I’ve decided to share Sogyal Rinpoche’s teaching, even though he may have done bad things. I don’t know. I wasn’t there. And who am to judge anyway? I’m sharing it because the teaching is feeling helpful to me and because it might be helpful to you.

 

“Attention! Attention!” So much of Zen practice is about learning to pay attention. We begin zazen practice by paying attention to our breath. Strangely, my first teacher, Kyudo Nakagawa Roshi, was the only one who paid any attention to my zazen. Since Kyudo – I sat sesshins with him for two years in the early 90’s – I’ve been basically on my own with my meditation practice.

 

Like most beginners, I began by counting, exhalations from one to ten, over and over again. Kyudo told me that Japanese monks just count their breath for seven years. Although that seemed a very long time, I ended up counting my breath – with a six-year hiatus for koan study – for 30 years. When I finished koan practice, no one told me what to do next, so I went back to counting. It didn’t occur to me to do anything else. I didn’t ask for direction. None was offered. During Covid isolation, I finally let go of counting and went on to following my breath – in our tradition the step that follows counting –  with the intention of putting 100% of my attention on my breath. This practice was a revelation. I became aware of all the games I played in my head with counting. My zazen became more peaceful. There have been moments of bliss when there is only breathing, nothing else.
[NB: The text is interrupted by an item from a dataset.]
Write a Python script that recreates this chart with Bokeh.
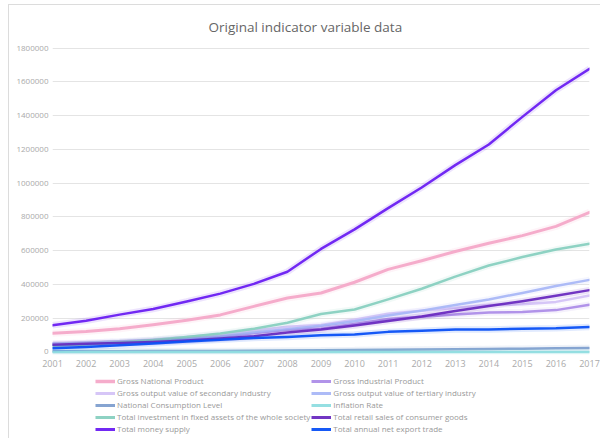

This seldom happened when I was counting, and yet counting was such an ingrained habit, I sometimes lapse back. Did I stay too long with counting? No one ever told me I’d done enough, that it was time to move on.

 

And then, as I’m feeling settled in my new practice – it’s taken me years – I hear Sogyal say – I’m paraphrasing – “Place 25% of your attention on your breath, another 25% on watching your meditation, checking to ensure attention to the breath, and leave the remaining 50% to abide spaciously.”

 

What a shift for me, but I’m called to try it. What I’ve recognized so far is how much I’ve loved the bliss I experience when 100% (or nearly so) of my attention is on my breath. I notice my craving for those moments of bliss. Sometimes I indulge myself, even if it’s only for a few breaths, allowing myself the bliss, before coming back to Sogyal’s instruction, 25% attention of my breath, 25% attention to the monitoring the practice, and 50% opening to the spaciousness of life. (Of course, the percentages are metaphorical. There’s no way for me to measure my attention).

 

I may have come across Sogyal at the right moment. He’s picked up on a warning I’ve heard before: Don’t mistake the bliss state for enlightenment. It’s there in Hakuin. Bernie talked about it in so many ways. “If it was all about the bliss” – Bernie called it “the oneness of life” – “drugs not zazen would be the way.”  I’m working with this teaching now.